Steffen Klusmann, 52, war zuletzt Chefredakteur des Manager Magazins. Bis 2012 war er Chef der dann eingestellten Financial Times Deutschland, von Capital und von Business Punk.
Klaus Brinkbäumer, 51, arbeitet seit 25 Jahren für den Spiegel: seit 2015 als Chefredakteur, davor als Reporter in New York. Man führe Gespräche über eine neue Aufgabe für ihn, heißt es.
Im Jahr 2015 hatten Brinkbäumer, Hass und der damalige Digitalchef Florian Harms noch einmütig einen Plan ausgerufen, der unter anderem die Renditen für die Gesellschafter des Blattes sichern sollte. Der Spiegel gehört zu 50,5 Prozent der Mitarbeiter KG, zu 25,5 Prozent dem Hamburger Verlag Gruner + Jahr und zu 24 Prozent den Erben von Gründer Rudolf Augstein, über Verkaufsabsichten des Erben-Sprechers Jakob Augstein wird seit längerem spekuliert, Gruner + Jahr würde dann wohl zugreifen. "Sparen und wachsen" nannte die Spiegel-Spitze es damals; man berechnete Szenarien, wie lange es dauern würde, bis der Spiegel wegen wegschmelzender Anzeigenerlöse in die roten Zahlen rutschen würde, was auch die Ausschüttungen an die Mitarbeiter in der KG beträfe. Gegengesteuert wurde mit Stellenabbau und neuen Produkten - etwa mit der Gründung des abendlichen Nachrichtenangebots "Spiegel Daily" und einem integrierten Bezahlmodell "Spiegel Plus" mit einer Flatrate. Aus dem Spiegel-Umfeld ist zu erfahren, dass Brinkbäumer und Spiegel Online-Chefin Hans der Geschäftsführung noch im Juni ein Konzept zur Verzahnung von Print und Online vorgelegt hätten.

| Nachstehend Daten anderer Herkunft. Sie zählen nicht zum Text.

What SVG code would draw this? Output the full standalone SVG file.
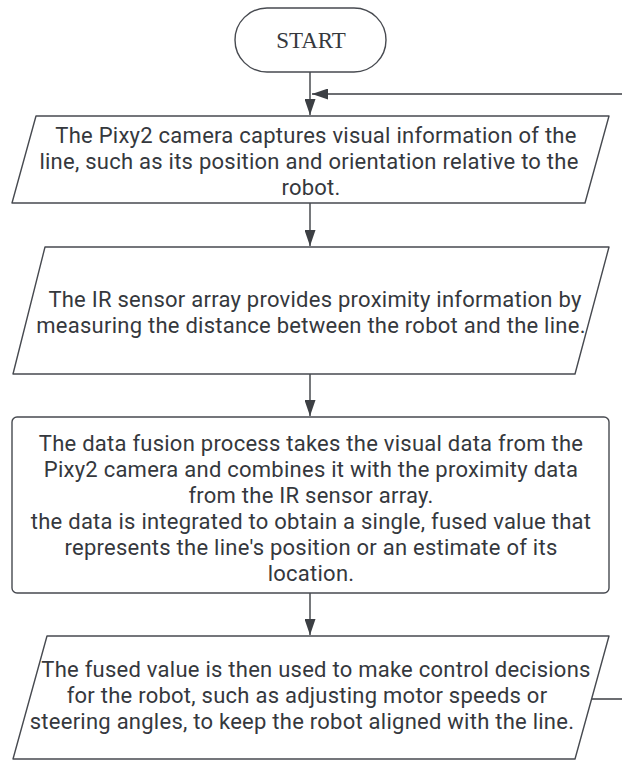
<svg xmlns="http://www.w3.org/2000/svg" width="622" height="762" viewBox="0 0 622 762">
<style>
.shape{fill:#fff;stroke:#474a50;stroke-width:1.4;stroke-linejoin:round}
.t{font-family:Roboto,"Liberation Sans",sans-serif;font-size:22px;letter-spacing:0.25px;fill:#35383d;text-anchor:middle}
.s{font-family:"Liberation Serif",serif;font-size:23px;fill:#35383d;text-anchor:middle}
.c{fill:none;stroke:#3c3f44;stroke-width:1.4}
</style>
<defs>
<marker id="ah" markerWidth="16" markerHeight="11" refX="16" refY="5.5" orient="auto" markerUnits="userSpaceOnUse" viewBox="0 0 16 11">
<path d="M0,0 L16,5.5 L0,11 Z" fill="#3c3f44"/>
</marker>
</defs>
<rect width="622" height="762" fill="#fff"/>
<g id="connectors">
<path class="c" d="M310,72 V115" marker-end="url(#ah)"/>
<path class="c" d="M592,699 H640 V94 H312" marker-end="url(#ah)"/>
<path class="c" d="M310,203 V246" marker-end="url(#ah)"/>
<path class="c" d="M310,374 V416" marker-end="url(#ah)"/>
<path class="c" d="M310,593 V635" marker-end="url(#ah)"/>
</g>
<g id="start">
<rect class="shape" x="235" y="8" width="151" height="64" rx="32" ry="32"/>
<text class="s" x="311" y="48">START</text>
</g>
<g id="camera">
<path class="shape" d="M36,116 H609 L585,203 H12 Z"/>
<text class="t" x="316" y="143">The Pixy2 camera captures visual information of the</text>
<text class="t" x="309" y="169">line, such as its position and orientation relative to the</text>
<text class="t" x="311" y="195">robot.</text>
</g>
<g id="ir">
<path class="shape" d="M45,247 H609 L575,374 H13 Z"/>
<text class="t" x="315" y="307">The IR sensor array provides proximity information by</text>
<text class="t" x="311" y="333">measuring the distance between the robot and the line.</text>
</g>
<g id="fusion">
<rect class="shape" x="12" y="417" width="597" height="176" rx="5" ry="5"/>
<text class="t" x="311" y="451">The data fusion process takes the visual data from the</text>
<text class="t" x="311" y="477">Pixy2 camera and combines it with the proximity data</text>
<text class="t" x="311" y="503">from the IR sensor array.</text>
<text class="t" x="311" y="529">the data is integrated to obtain a single, fused value that</text>
<text class="t" x="311" y="555">represents the line's position or an estimate of its</text>
<text class="t" x="311" y="581">location.</text>
</g>
<g id="control">
<path class="shape" d="M47,636 H609 L575,759 H13 Z"/>
<text class="t" x="316" y="677">The fused value is then used to make control decisions</text>
<text class="t" x="307" y="703">for the robot, such as adjusting motor speeds or</text>
<text class="t" x="302" y="729">steering angles, to keep the robot aligned with the line.</text>
</g>
</svg>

Der Spiegel machte im vergangenen Jahr 32 Millionen Euro Gewinn, so viel wie seit 2012 nicht mehr - die Auflage aber sinkt: Verkaufte das Heft bei Brinkbäumers Antritt im Januar 2015 noch mehr als 880 000 Hefte beziehungsweise E-Paper, waren es zuletzt nur noch gut 700 000 - ein Fünftel weniger. Kritiker fanden das Heft einerseits zu soft; reißerischeTitel wie "Es war einmal ein starkes Land" vor wenigen Wochen kamen aber auch nicht gut an.
Im April skizzierte Entwicklungschef Stefan Ottlitz, damals noch Stefan Plöchinger, bei einer Mitarbeiterversammlung die neue Welt beim Spiegel im Atrium. Brinkbäumer und Hans sprachen dort nicht. Thomas Hass dagegen hielt eine Rede, in der es um Pressefreiheit, aber auch um erstklassigen Journalismus als tolles Umfeld für Werbekunden ging. Er sei überzeugt, die Integration von Print und Online sei der konsequente nächste Schritt bei der Modernisierung, sagte Hass, die notwendige zentrale Steuerung sei nur möglich mit einer gemeinsamen Redaktion. Die Frage, mit welcher Mannschaft das geplant werde, könne er "nicht seriös beantworten, ohne die Strukturen für die zukünftige Zusammenarbeit zu kennen". Auch das man die Redaktion verkleinern müsse, sagte Hass, könne er nicht ausschließen.
Sollte es so kommen, muss die Chefredaktion auch dafür die Verantwortung mittragen: Künftig gehört sie der Unternehmensleitung an.